Chatarreros
Después de intentarlo con una formidable dedicación, los entrenadores italianos han conseguido el objetivo soñado: al fín, el calcio se ha convertido en pura chatarra. Nadie puede discutirles la propiedad intelectual de tan notable hallazgo; a la vista de la primera exhibición del Inter en la Liga de Campeones, los monaguillos del catenaccio, dirigidos por el licenciado Simoni, han hurgado en la red de vertederos urbanos y se han ganado a pulso el título de quincalleros.El proceso merece reflexión aparte. Cuando los británicos se afanaban en hacer autocrítica y accedían a revisar todos los arcaismos de su fútbol, cuando el grueso de la Premier League se sumaba al Liverpool y tomaba la decisión de cambiar el pelotazo por el toque, ellos, con el noble entusiasmo de la mula, se empeñaban en dos tareas contradictorias: contratar a los más grandes jugadores del momento y emplearlos como personal subalterno.

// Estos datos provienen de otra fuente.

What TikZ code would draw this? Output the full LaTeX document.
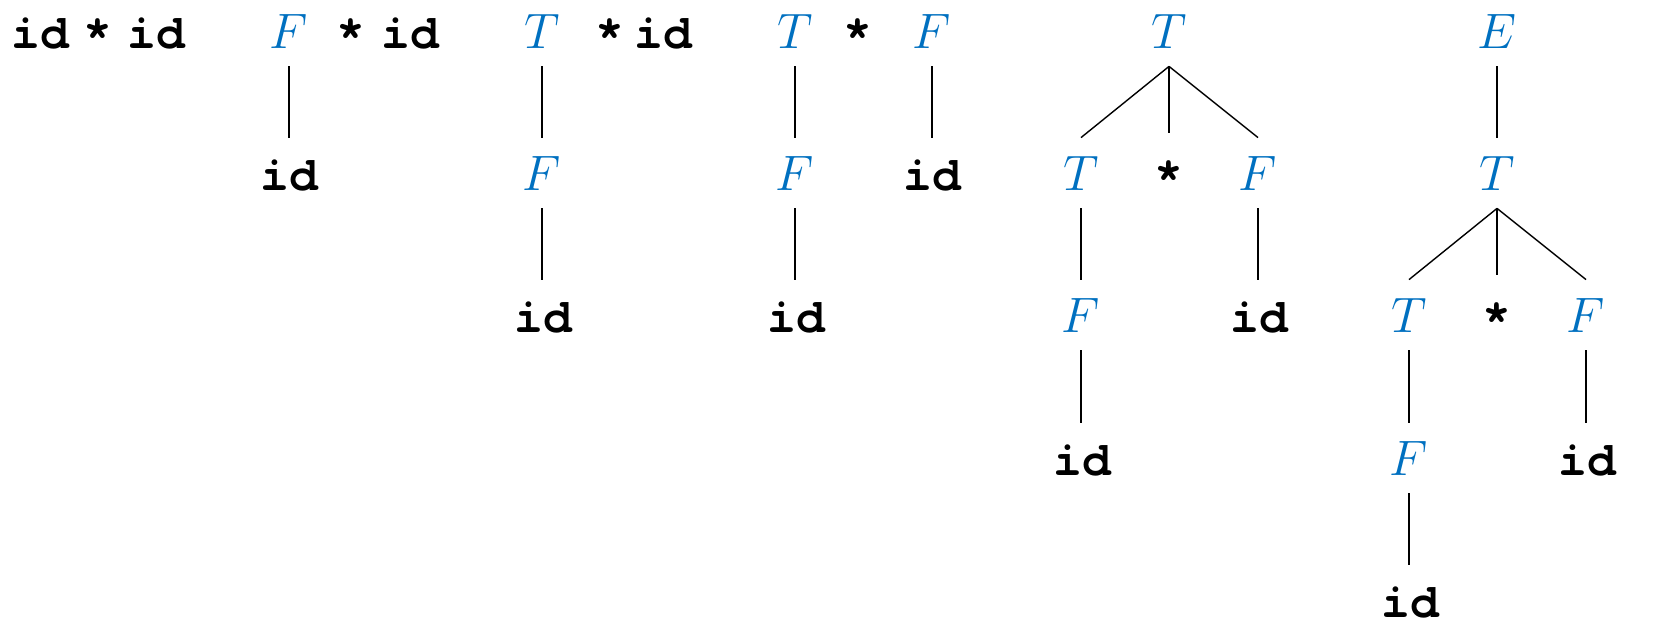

Para comprender la situación creada con semejante fórmula basta con recordar una escena tercamente repetida en el primer partido de la Copa de Europa. Mientras Roberto Baggio y Yuri Djorkaeff se pudrían en el banquillo, mientras un cargamento de telarañas caía sobre el pionero de la nueva grandeur y sobre el más fino de los guerrilleros locales, un tal Galante, sin duda decidido a ciscarse en su propio apellido, tomaba el mando de las operaciones y, con la discreta oposición del Cholo Simeone, hacía lo posible para que su equipo no consiguiera superar el centro del campo. Con el paso de los minutos, el llamado Ronaldo, a quien los trovadores milaneses apodaron en su día Il Fenomeno, se transfiguraba visiblemente en Il Pasmarote. Exiliado en la banda, su socio, el pobre Robertino, a quien tantos minutos y sobresaltos debemos, asistía al prodigio con una expresión significativa: a eso de las once tenía una insondable cara de túnel.
Aunque ahora prefieren callarse, hasta hace poco estábamos rodeados por una legión de resultadistas que, armados de cifras, fechas y recortes, nos atosigaban con su único argumento: en realidad el único fútbol rentable era el italiano. ¿Es que no caíamos en los campeonatos que sumaba cada año? Nos ocultaban el dato más esclarecedor; en realidad los éxitos conseguidos estaban varios puntos por debajo de su astronómica inversión en estrellas. La verdad era ésta: después de menospreciar sucesivamente a Laudrup, Bergkamp, Roberto Carlos, Zola, Kluivert y compañeros mártires, después de esquilmar el mercado para convertir a la mitad de sus figuras en teloneros, sólo cumplía dos objetivos: mejorar la calidad de las espinilleras y subir el precio del cloroformo.
Por si sirve de algo, bueno será dar a sus incondicionales un recado amistoso: mientras lleven el catenaccio puesto, poco importa que ganen torneos. Si siguen así, sus copas siempre serán quincalla y, por supuesto, el vino que las llene nos parecerá siempre barato. Vino peleón, lo llaman.